University of Helsinki
Supervisor: Henri Xhaard
Funding: other
Date: 2012-01-01

Theoretical analysis of OX1 and OX2 orexin receptors and their interaction with activating and inhibiting molecules

Orexin receptors OX1 and OX2 with activating peptides orexin A and orexin B form a mechanism, which is essential in controlling sleep and feeding patterns. Malfunctions in this system reduce the quality of life. For the present small molecule agonists, which activate orexin system, are not known. Instead about one hundred orexin receptor antagonists are known and one of them, almorexant, is in phase III clinical trial for the treatment of insomnia. There are several clinical applications for orexin receptor agonists, e.g. treatment of sleep disorders (narcolepsia), obesity and diabetes, as well as drug addiction and cancer.

The aim of this work is theoretically characterize OX1 and OX2 receptors, orexin A- and B- peptides and small molecules, which interact with orexin receptors using molecular modeling, molecular dynamics simulations, molecular docking and pharmacophore modeling. These techniques enable studying the receptors in atomic level, which is not possible with biophysical techniques, because these receptors exist embedded in cell membrane and are therefore hard to express, purify and crystallize. Information obtained with this research would help developing new potential drugs or chemicals used in academic research of orexin receptors.

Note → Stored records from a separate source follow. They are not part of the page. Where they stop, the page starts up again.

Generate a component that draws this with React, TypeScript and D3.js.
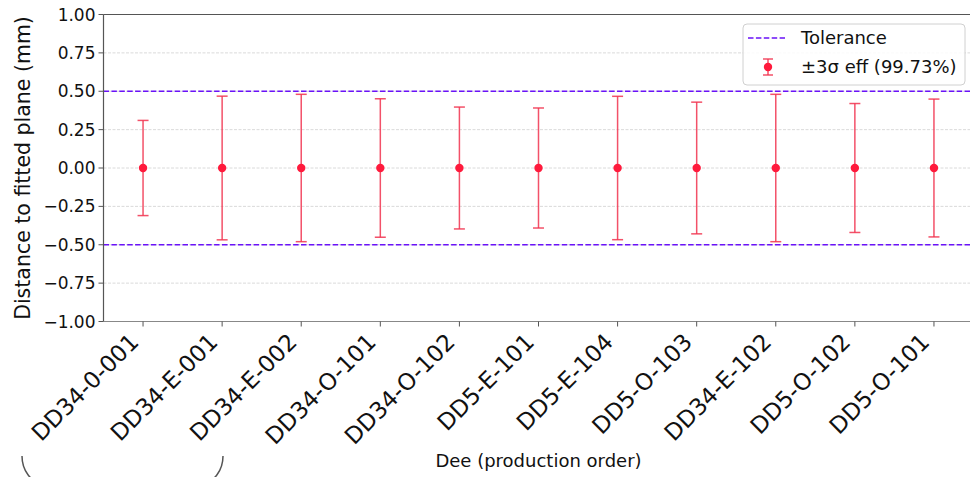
import React from "react";
import * as d3 from "d3";

const categories = [
  "DD34-0-001",
  "DD34-E-001",
  "DD34-E-002",
  "DD34-O-101",
  "DD34-O-102",
  "DD5-E-101",
  "DD5-E-104",
  "DD5-O-103",
  "DD34-E-102",
  "DD5-O-102",
  "DD5-O-101",
];
const centers = [0, 0, 0, 0, 0, 0, 0, 0, 0, 0, 0];
const sigma3 = [0.31, 0.468, 0.48, 0.451, 0.397, 0.391, 0.467, 0.429, 0.48, 0.42, 0.449];
const yTicks = [1.0, 0.75, 0.5, 0.25, 0.0, -0.25, -0.5, -0.75, -1.0];
const tolerance = [0.5, -0.5];

const W = 970;
const H = 477;
const left = 103.5;
const right = 973.5;
const top = 14.5;
const bottom = 321.5;

const FONT = "'DejaVu Sans', sans-serif";
const TOL = "#6a12f8";
const ERR = "#f2334f";
const DOT = "#ff1a3c";

export default function App() {
  const x = d3.scaleLinear().domain([-0.5, categories.length - 0.5]).range([left, right]);
  const y = d3.scaleLinear().domain([-1, 1]).range([bottom, top]);
  const fmt = (v: number) => d3.format(".2f")(v).replace("-", "\u2212");
  const cap = 5.5;

  return (
    <svg
      width={W}
      height={H}
      style={{ position: "absolute", left: 0, top: 0, background: "#fff" }}
      fontFamily={FONT}
    >
      {/* grid */}
      {yTicks.map((t) => (
        <line
          key={"g" + t}
          x1={left}
          x2={right}
          y1={y(t)}
          y2={y(t)}
          stroke="#d0d0d0"
          strokeWidth={0.8}
          strokeDasharray="3,1.5"
        />
      ))}
      {/* tolerance */}
      {tolerance.map((t) => (
        <line
          key={"t" + t}
          x1={left}
          x2={right}
          y1={y(t)}
          y2={y(t)}
          stroke={TOL}
          strokeWidth={1.6}
          strokeDasharray="5.5,2.4"
        />
      ))}
      {/* error bars */}
      {categories.map((c, i) => {
        const cx = x(i);
        const y1 = y(centers[i] + sigma3[i]);
        const y2 = y(centers[i] - sigma3[i]);
        return (
          <g key={c}>
            <line x1={cx} x2={cx} y1={y1} y2={y2} stroke={ERR} strokeWidth={1.5} opacity={0.85} />
            <line x1={cx - cap} x2={cx + cap} y1={y1} y2={y1} stroke={ERR} strokeWidth={1.5} opacity={0.85} />
            <line x1={cx - cap} x2={cx + cap} y1={y2} y2={y2} stroke={ERR} strokeWidth={1.5} opacity={0.85} />
            <circle cx={cx} cy={y(centers[i])} r={4.2} fill={DOT} />
          </g>
        );
      })}
      {/* spines */}
      <line x1={left} x2={left} y1={top} y2={bottom} stroke="#555" strokeWidth={1.2} />
      <line x1={left} x2={right} y1={top} y2={top} stroke="#555" strokeWidth={1.2} />
      <line x1={left} x2={right} y1={bottom} y2={bottom} stroke="#888" strokeWidth={1.2} />
      {/* y ticks */}
      {yTicks.map((t) => (
        <g key={"yt" + t}>
          <line x1={left - 5} x2={left} y1={y(t)} y2={y(t)} stroke="#555" strokeWidth={1} />
          <text x={left - 8} y={y(t)} dy="0.36em" textAnchor="end" fontSize={17} fill="#111">
            {fmt(t)}
          </text>
        </g>
      ))}
      {/* x ticks */}
      {categories.map((c, i) => (
        <g key={"xt" + c}>
          <line x1={x(i)} x2={x(i)} y1={bottom} y2={bottom + 5} stroke="#555" strokeWidth={1} />
          <text
            transform={`translate(${x(i) - 3},${bottom + 22}) rotate(-45)`}
            textAnchor="end"
            fontSize={23}
            fill="#111"
          >
            {c}
          </text>
        </g>
      ))}
      {/* axis labels */}
      <text
        transform={`translate(30,${(top + bottom) / 2}) rotate(-90)`}
        textAnchor="middle"
        fontSize={20.5}
        fill="#111"
      >
        Distance to fitted plane (mm)
      </text>
      <text x={(left + right) / 2} y={467} textAnchor="middle" fontSize={18} fill="#111">
        Dee (production order)
      </text>
      {/* legend */}
      <rect x={743} y={24} width={222} height={61} rx={4} fill="#fff" fillOpacity={0.85} stroke="#d0d0d0" strokeWidth={1} />
      <line x1={748} x2={785} y1={38} y2={38} stroke={TOL} strokeWidth={1.6} strokeDasharray="5.5,2.4" />
      <text x={801} y={38} dy="0.36em" fontSize={18} fill="#111">
        Tolerance
      </text>
      <line x1={768} x2={768} y1={59} y2={75} stroke={ERR} strokeWidth={1.5} opacity={0.85} />
      <line x1={763} x2={773} y1={59} y2={59} stroke={ERR} strokeWidth={1.5} opacity={0.85} />
      <line x1={763} x2={773} y1={75} y2={75} stroke={ERR} strokeWidth={1.5} opacity={0.85} />
      <circle cx={768} cy={67} r={4.2} fill={DOT} />
      <text x={801} y={67} dy="0.36em" fontSize={18} fill="#111">
        ±3σ eff (99.73%)
      </text>
      {/* decorative arc at bottom-left */}
      <path
        d="M22,456 C22,470 30,482 46,486 L199,486 C215,482 223,470 223,456"
        fill="none"
        stroke="#555"
        strokeWidth={1.5}
      />
    </svg>
  );
}
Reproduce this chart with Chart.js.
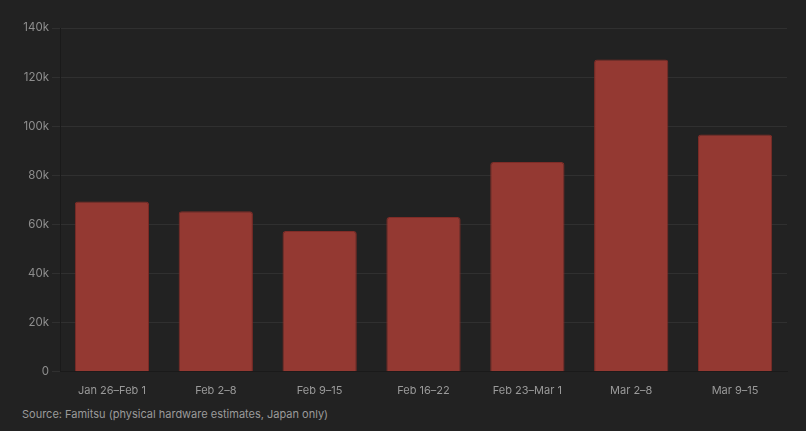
<!DOCTYPE html>
<html>
<head>
<meta charset="utf-8">
<script src="https://cdn.jsdelivr.net/npm/chart.js@4"></script>
<style>
  html, body { margin: 0; padding: 0; background: #222222; }
  #wrap { position: relative; width: 806px; height: 401px; }
  #source {
    position: absolute; left: 22px; top: 407px;
    font-family: Inter, "Noto Sans", sans-serif; font-size: 11px; color: #9a9a9a;
  }
</style>
</head>
<body>
<div id="wrap"><canvas id="chart" width="806" height="401"></canvas></div>
<div id="source">Source: Famitsu (physical hardware estimates, Japan only)</div>
<script>
// Weekly hardware sales (units)
const weeks = ['Jan 26–Feb 1', 'Feb 2–8', 'Feb 9–15', 'Feb 16–22', 'Feb 23–Mar 1', 'Mar 2–8', 'Mar 9–15'];
const units = [69300, 65400, 57300, 63000, 85400, 127200, 96600];
const yTicks = [0, 20000, 40000, 60000, 80000, 100000, 120000, 140000];

const FONT = 'Inter, "Noto Sans", sans-serif';

new Chart(document.getElementById('chart'), {
    type: 'bar',
    data: {
        labels: weeks,
        datasets: [{
            data: units,
            backgroundColor: '#943932',
            borderColor: '#7f2c27',
            borderWidth: 1,
            borderRadius: { topLeft: 3, topRight: 3 },
            borderSkipped: 'bottom',
            categoryPercentage: 1,
            barPercentage: 0.715
        }]
    },
    options: {
        responsive: false,
        animation: false,
        devicePixelRatio: 1,
        layout: { padding: { top: 28, right: 19, left: 0, bottom: 0 } },
        plugins: { legend: { display: false }, tooltip: { enabled: false } },
        scales: {
            x: {
                grid: { display: false },
                border: { display: true, color: '#1a1a1a' },
                ticks: { color: '#9a9a9a', font: { family: FONT, size: 11 }, padding: 4, maxRotation: 0, autoSkip: false }
            },
            y: {
                min: 0,
                max: 140000,
                afterFit: s => { s.width = 60; },
                afterBuildTicks: s => { s.ticks = yTicks.map(v => ({ value: v })); },
                grid: { color: '#303030', tickLength: 8, tickColor: '#303030' },
                border: { display: true, color: '#1a1a1a' },
                ticks: {
                    color: '#8e8e8e',
                    font: { family: FONT, size: 11.5 },
                    padding: 3,
                    callback: v => v === 0 ? '0' : (v / 1000) + 'k'
                }
            }
        }
    }
});
</script>
</body>
</html>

Molecular modeling approaches help us to understand the chemical properties of the molecules that are essential in binding to OX1 and OX2 receptors (objective 1). Molecular modeling and molecular dynamic simulations provide snapshot images of the receptor in time, which provide an opportunity to study the activation mechanism of the receptors (objective 2). This enables making the pharmacophore models of the properties, which are important for receptor binding, activation and specificity (objective 3). These pharmacophore models as well as previous receptor models are used for virtual screening of molecular libraries, in order to choose the molecules, which most likely bind to the orexin receptors (objective 4).